• _SUPPLIED DATA_
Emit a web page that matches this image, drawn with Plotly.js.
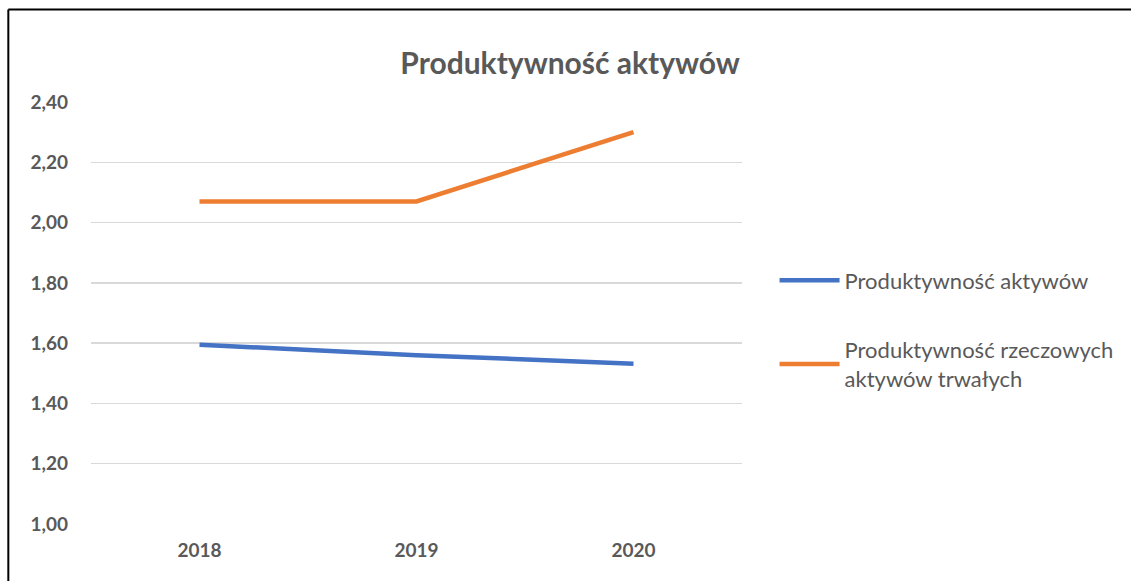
<!DOCTYPE html>
<html><head><meta charset="utf-8">
<script src="https://cdn.plot.ly/plotly-3.0.1.min.js"></script>
<style>html,body{margin:0;padding:0;background:#fff;}#chart{width:1131px;height:581px;}</style>
</head><body><div id="chart"></div>
<script>
const years = ['2018', '2019', '2020'];
const seriesNames = ['Produktywność aktywów', 'Produktywność rzeczowych<br>aktywów trwałych'];
const productivityAssets = [1.595, 1.56, 1.532];
const productivityFixedAssets = [2.07, 2.07, 2.30];
const yTicks = [1.0, 1.2, 1.4, 1.6, 1.8, 2.0, 2.2, 2.4];
const yTickLabels = ['1,00', '1,20', '1,40', '1,60', '1,80', '2,00', '2,20', '2,40'];

const FONT = 'Lato, "Open Sans", sans-serif';
const traces = [
  {x: years, y: productivityAssets, name: seriesNames[0], type: 'scatter', mode: 'lines',
   line: {color: '#4472C4', width: 4.5}, legendgroup: 'a'},
  {x: years, y: productivityFixedAssets, name: seriesNames[1], type: 'scatter', mode: 'lines',
   line: {color: '#ED7D31', width: 4.5}, legendgroup: 'b'}
];
const layout = {
  width: 1131, height: 581,
  margin: {l: 91, r: 385, t: 102, b: 57},
  paper_bgcolor: '#fff', plot_bgcolor: '#fff',
  font: {family: FONT, color: '#595959'},
  title: {text: '<b>Produktywność aktywów</b>', font: {size: 30, color: '#595959', family: FONT},
    xref: 'paper', x: 0.736, xanchor: 'center', yref: 'container', y: 0.891, yanchor: 'middle'},
  xaxis: {type: 'category', range: [-0.5, 2.5], showgrid: false, zeroline: false, showline: false,
    ticks: '', tickfont: {size: 19, color: '#595959', family: FONT, weight: 'bold'}, ticklabelstandoff: 13},
  yaxis: {range: [1.0, 2.4], tickvals: yTicks, ticktext: yTickLabels, showgrid: true,
    gridcolor: '#D9D9D9', gridwidth: 1.5, zeroline: false, showline: false, ticks: '',
    tickfont: {size: 19, color: '#595959', family: FONT, weight: 'bold'}, ticklabelstandoff: 22},
  showlegend: true,
  legend: {x: 1.05, xanchor: 'left', y: 0.627, yanchor: 'top', traceorder: 'grouped', tracegroupgap: 38,
    font: {size: 22, color: '#595959', family: FONT}, itemwidth: 60, bgcolor: 'rgba(0,0,0,0)'},
  shapes: [
    {type: 'line', xref: 'paper', yref: 'paper', x0: -0.127, x1: 1.6, y0: 1.219, y1: 1.219, line: {color: '#000', width: 2}},
    {type: 'line', xref: 'paper', yref: 'paper', x0: -0.127, x1: -0.127, y0: 1.219, y1: -0.2, line: {color: '#000', width: 2}}
  ]
};
Plotly.newPlot('chart', traces, layout, {displayModeBar: false, staticPlot: true});
</script></body></html>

• _WHAT THIS TASK INVOLVES_
Except for the pictures, print the data above exactly.

• _RESPONSE BELOW_
Emit a web page that matches this image, drawn with Plotly.js.
<!DOCTYPE html>
<html><head><meta charset="utf-8">
<script src="https://cdn.plot.ly/plotly-3.0.1.min.js"></script>
<style>html,body{margin:0;padding:0;background:#fff;}#chart{width:1131px;height:581px;}</style>
</head><body><div id="chart"></div>
<script>
const years = ['2018', '2019', '2020'];
const seriesNames = ['Produktywność aktywów', 'Produktywność rzeczowych<br>aktywów trwałych'];
const productivityAssets = [1.595, 1.56, 1.532];
const productivityFixedAssets = [2.07, 2.07, 2.30];
const yTicks = [1.0, 1.2, 1.4, 1.6, 1.8, 2.0, 2.2, 2.4];
const yTickLabels = ['1,00', '1,20', '1,40', '1,60', '1,80', '2,00', '2,20', '2,40'];

const FONT = 'Lato, "Open Sans", sans-serif';
const traces = [
  {x: years, y: productivityAssets, name: seriesNames[0], type: 'scatter', mode: 'lines',
   line: {color: '#4472C4', width: 4.5}, legendgroup: 'a'},
  {x: years, y: productivityFixedAssets, name: seriesNames[1], type: 'scatter', mode: 'lines',
   line: {color: '#ED7D31', width: 4.5}, legendgroup: 'b'}
];
const layout = {
  width: 1131, height: 581,
  margin: {l: 91, r: 385, t: 102, b: 57},
  paper_bgcolor: '#fff', plot_bgcolor: '#fff',
  font: {family: FONT, color: '#595959'},
  title: {text: '<b>Produktywność aktywów</b>', font: {size: 30, color: '#595959', family: FONT},
    xref: 'paper', x: 0.736, xanchor: 'center', yref: 'container', y: 0.891, yanchor: 'middle'},
  xaxis: {type: 'category', range: [-0.5, 2.5], showgrid: false, zeroline: false, showline: false,
    ticks: '', tickfont: {size: 19, color: '#595959', family: FONT, weight: 'bold'}, ticklabelstandoff: 13},
  yaxis: {range: [1.0, 2.4], tickvals: yTicks, ticktext: yTickLabels, showgrid: true,
    gridcolor: '#D9D9D9', gridwidth: 1.5, zeroline: false, showline: false, ticks: '',
    tickfont: {size: 19, color: '#595959', family: FONT, weight: 'bold'}, ticklabelstandoff: 22},
  showlegend: true,
  legend: {x: 1.05, xanchor: 'left', y: 0.627, yanchor: 'top', traceorder: 'grouped', tracegroupgap: 38,
    font: {size: 22, color: '#595959', family: FONT}, itemwidth: 60, bgcolor: 'rgba(0,0,0,0)'},
  shapes: [
    {type: 'line', xref: 'paper', yref: 'paper', x0: -0.127, x1: 1.6, y0: 1.219, y1: 1.219, line: {color: '#000', width: 2}},
    {type: 'line', xref: 'paper', yref: 'paper', x0: -0.127, x1: -0.127, y0: 1.219, y1: -0.2, line: {color: '#000', width: 2}}
  ]
};
Plotly.newPlot('chart', traces, layout, {displayModeBar: false, staticPlot: true});
</script></body></html>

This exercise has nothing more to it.